Ülkemizin özgün lezzetlerini ve yöresel üreticileri desteklemek adına bir lezzet envanteri oluşturulması konusunda önemli işlere imza atan ve uluslararası projelerle adını duyuran Mutfak Dostları Derneği çalışmalarına hız kesmeden devam ediyor. 12 Ocak 2019 akşamı İstanbul’un en eski turizm işletmelerinden Kalyon Otel’in girişinde yer alan Falyanos by Kalyon’da Mutfak Dostları Derneği tarafından gerçekleştirilen “Dünden Bugüne İstanbul’un Balıkları” etkinliğinde, İstanbul’un yitirdiğimiz sucul zenginliği ve Boğaz’ın kaybolan balık türleri İstanbul Üniversitesi Su Ürünleri Fakültesi Öğretim Üyesi ve TÜDAV Başkanı Prof.
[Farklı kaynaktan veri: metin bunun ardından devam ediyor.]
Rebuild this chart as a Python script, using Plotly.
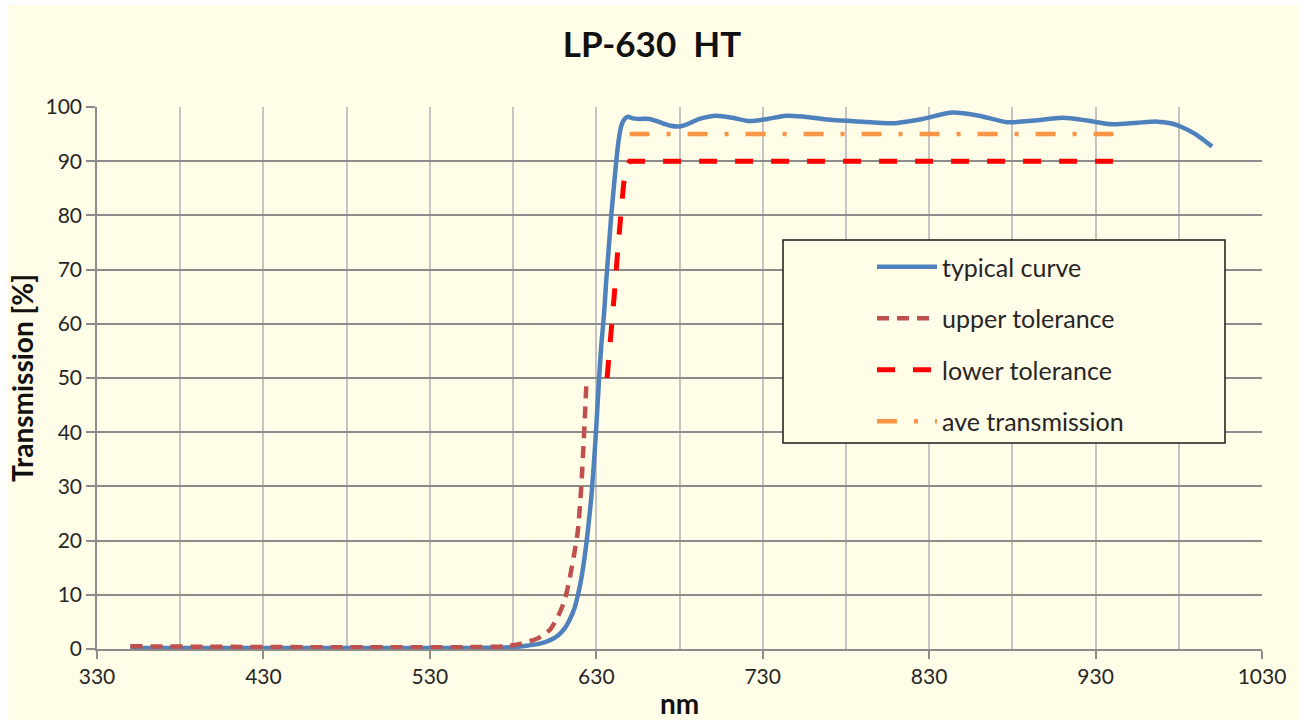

Dr. Bayram Öztürk ve gazeteci Ahmet Örs’ün sunumlarıyla dinleyicilere aktarıldı.
İstanbul’un ne yazık ki balık zenginliğini yitirdiği bir dönemden geçtiğimizi belirten Mutfak Dostları Derneği Yönetim Kurulu Başkanı Zeynep Kakınç, yaptığı açılış konuşmasında şunları söyledi: “İstanbul’da Ocak, yakalanan balıkların en lezzetli olduğu aydı. Ancak ne yazık ki bugün balık çeşitlerimizin çoğunu bilinçsizlik nedeniyle yitirmiş durumdayız. Çünkü dünyada artık bir küresel yok oluştan bahsediliyor. Birleşmiş Milletler Gıda ve Tarım Örgütü’ne göre, deniz canlılarının yüzde 30’u çoktan yok oldu. Yüzde 70’inin de 30 yıllık bir ömrü kaldı. Mutfak Dostları Derneği olarak bu konuya dikkat çekerken, tükenen balıklar yapılan yanlışlar ve yarınımız hakkında farkındalık yaratmayı hedefliyoruz”.
Yaptığı sunumda Türkiye’deki mevzuatla AB mevzuatı kıyaslandığında eksikliklerin olduğunu ancak sorunun bu eksiklerden ziyade uygulamadan kaynaklandığını anlatan, İstanbul Üniversitesi Su Ürünleri Fakültesi Öğretim Üyesi Prof. Dr. Bayram Öztürk de Türkiye’nin kendi denizlerindeki balıkları bilinçsizce ve insafsızca tükettiğini söyledi. Öztürk, “10 yıl önce konuşuyor olsaydık size ‘10 kilo balığın 8’ini denizden tutuyoruz’ derdim. Bugün bu oran 5 kiloya inmiş durumda ve gidişat daha da aşağılara doğru yönlenmiş durumda. Biz balık tutmasını da balığı tüketmesini de bilmiyoruz. Gırgır, trol, dinamit, zıpkın… Nerede, ne yapılmaması gerekiyorsa yapıyoruz. Tutmasını bilmediğimiz gibi tüketmesini de bilmiyoruz. Toplam balık miktarımızın yüzde 10’u, balığı yanlış kestiğimiz ve yanlış pişirdiğimiz için
ziyan oluyor“ dedi.
Hem gazeteci ve araştırmacı kimliği, hem derin gözlemleriyle katılımcılara eski İstanbul’a nostaljik bir yolculuk yaptıran Ahmet Örs ise “Marmara balıkları ile onların çevresinde binlerce yılda oluşan benzersiz gelenek ve yaşam biçimi de kültür mirası kapsamına alınmaya layık. Bu gerçekleştirilirse, belki Marmara balıklarına birileri sahip çıkar, torunlarımız balıklarımızı sadece mutfak tarihi kitaplarından okuyup öğrenmek zorunda kalmazlar“ diye konuştu.